My companion “Babs” told of a previous attempt on this hill many years ago. There was so much snow and ice they stopped at the frozen Lochan and skated on it. Sadly they did not get the hill done so today was the day. Why did we pick this hill? We knew it would not be busy so we could “socially isolate”
We cut off the road after a pull up across to the hill track taking us into the hills. As normal it was still raining. I had full metal Gortex on and was so glad of it. From here the hill track was muddy as it’s now well used by cows and even so a lot better than 6 years ago on my last visit. There were so many wild flowers, orchids butterwort abound.

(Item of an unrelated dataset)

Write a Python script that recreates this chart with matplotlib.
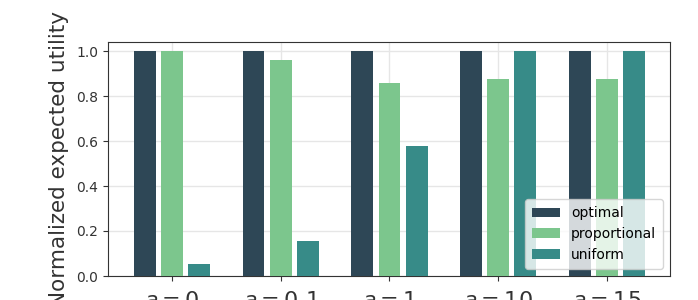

There are plenty of shooting butts about more than I remember the Estate will use the road access.As Hamish Brown says this used to be wild country and still is once you get away from the road. The mist came and went we stopped to check the map and have some food. You follow a burn up it has small waterfalls and gorges all the way up.

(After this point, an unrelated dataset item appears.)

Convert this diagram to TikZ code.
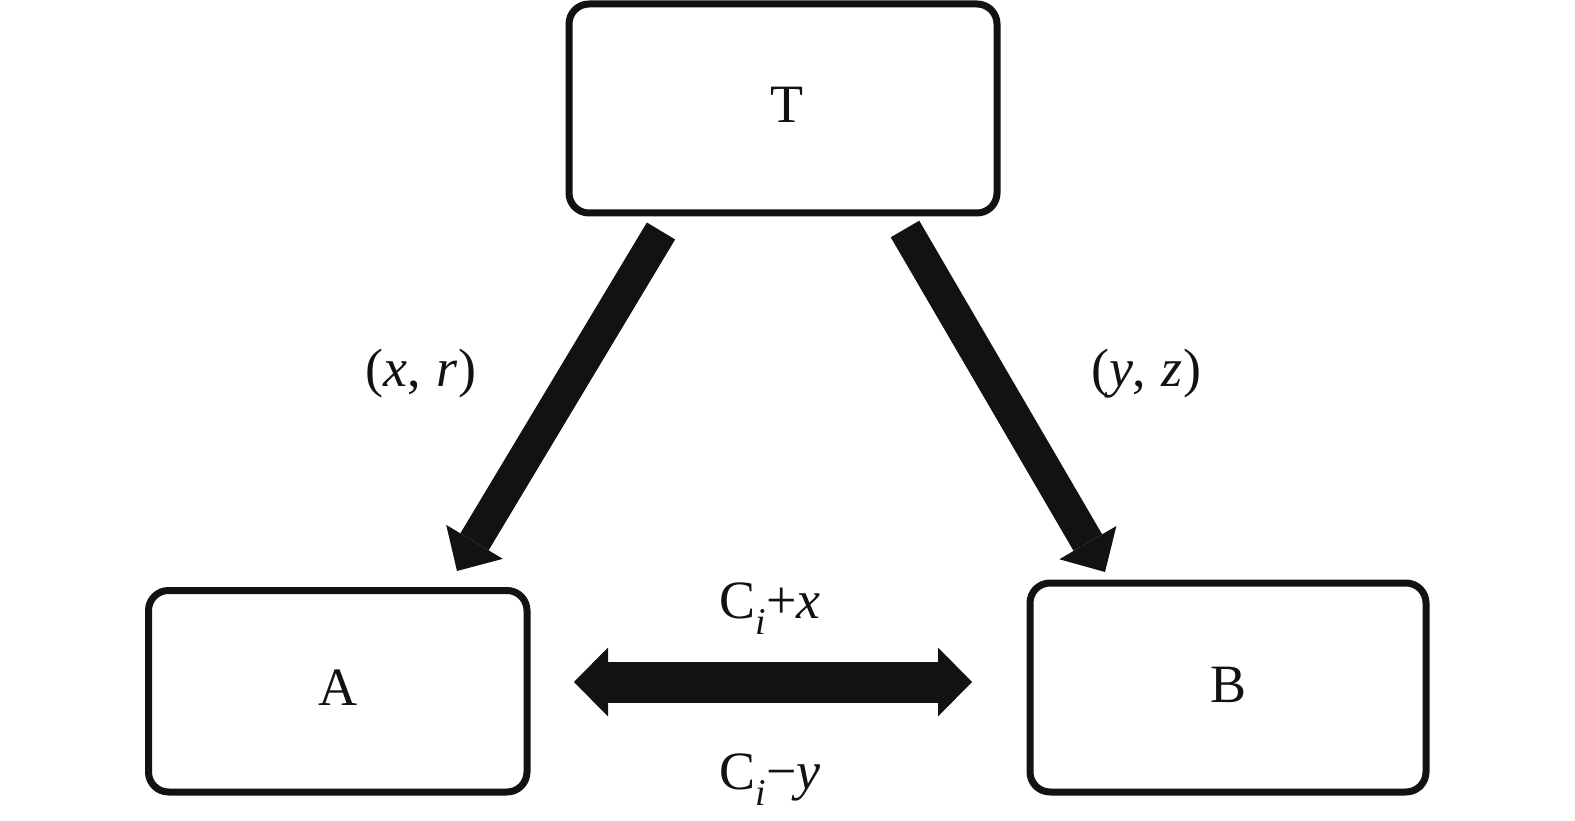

Babs has been on her bike all lock down and was going well. I was feeling ok the chest not bad but I would have to watch the dampness. At our stop Babs told me she gets her pension soon!
From the track we picked a line onto the ridge it was steep and slippy at times but I did enjoy being out the space the wind and the rain seem cleansing? There was a bull high up and he was bellowing to his girlfriends on the ridge ? Is that the way to get the girls?
We put on hats and gloves as we made our way round the outcrops and onto the main ridge. We both thought that seemed a long way in the mist.
On the summit we took a few photos but wandered along the main ridge to find some shelter. Last time here in 2014 I was in shorts and a pre 1950 pixie smock that the RAF Teams were issued with! It was by no means warm, still misty and we descended checking where we would drop off and get some shelter and a late lunch.
We found a spot I wished I had a hot flask with me. Then we descended the steep wet grass hard going at times heading back to the path. Good boots are needed here the ground is rough and very slippy.
Babs stopped for a call of nature (she drinks a lot) and I saw an Eagle above me. It made my day. There was a huge erratic boulder where we stopped again taking of my hat and gloves and picking our line to the path. It was a bit wetter and muddy and went on a bit but we were soon at The wind farm road and heading back to the cars.
It was pretty wet a change of clothes at the car then home in our separate cars.
It was great to get out have some company Babs is good fun and keeps an eye on my route. Always laughing she is good company and she got a new Corbett.
We saw no one on the the hill away from the road. It was great to see the Access sorted and a reminder how cold the hills can be just now!
I headed home listening to the football so good to be out again.
Getting home a hot both sort the wet kit out and clean the boots and gear.
I had some food and went out for a short walk I had been dry at home all day. There were breaching Wales in the sea no photos to far away but a great end to a day.
So glad I went out ! Now to re read Hamish Browns classic book about climbing the Corbett’s a must read.
A love of the Scottish hills doesn t depend on the height of any summit but on an indefinable quality which the 2500ft plus hills have in abundance, even more than the Munros perhaps. This book describes one well-known mountaineer s compact with the Corbetts, rich with anecdote, historical connections, and written with companiable enthusiasm. As with the Munros, the Corbetts will introduce the hillgoer to interesting new areas and islands such as the Galloway hills, Applecross, Ardgour and Morven, extensive wilds Beyond the Great Glen , Arran, Jura, Rum and the Outer Isles, and gems like Ben Tee, Fuar Tholl, Cul Mor and Cul Beg, Foinaven and Arkle, The Merrick and The Clisham. Hamish is the perfect host to introduce this alluring Scottish game of Climbing the Corbetts. As with Hamish s Mountain Walk and Hamish s Groats End Walk, Sandstone s superb production includes two sections of fabulous colour photographs.
“Stronlarig info – SSE has completed the construction and commissioning of the 66 turbine/228MW (megawatt) Stronelairg wind farm, near Fort Augustus. With a total investment of around £350m, Stronelairg is expected to be SSE’s final wind farm to be accredited under the Renewables Obligation.
The completion of Stronelairg takes SSE’s onshore wind farm capacity to 2,143MW, and its total renewable energy capacity (including pumped storage) to 3,955MW.”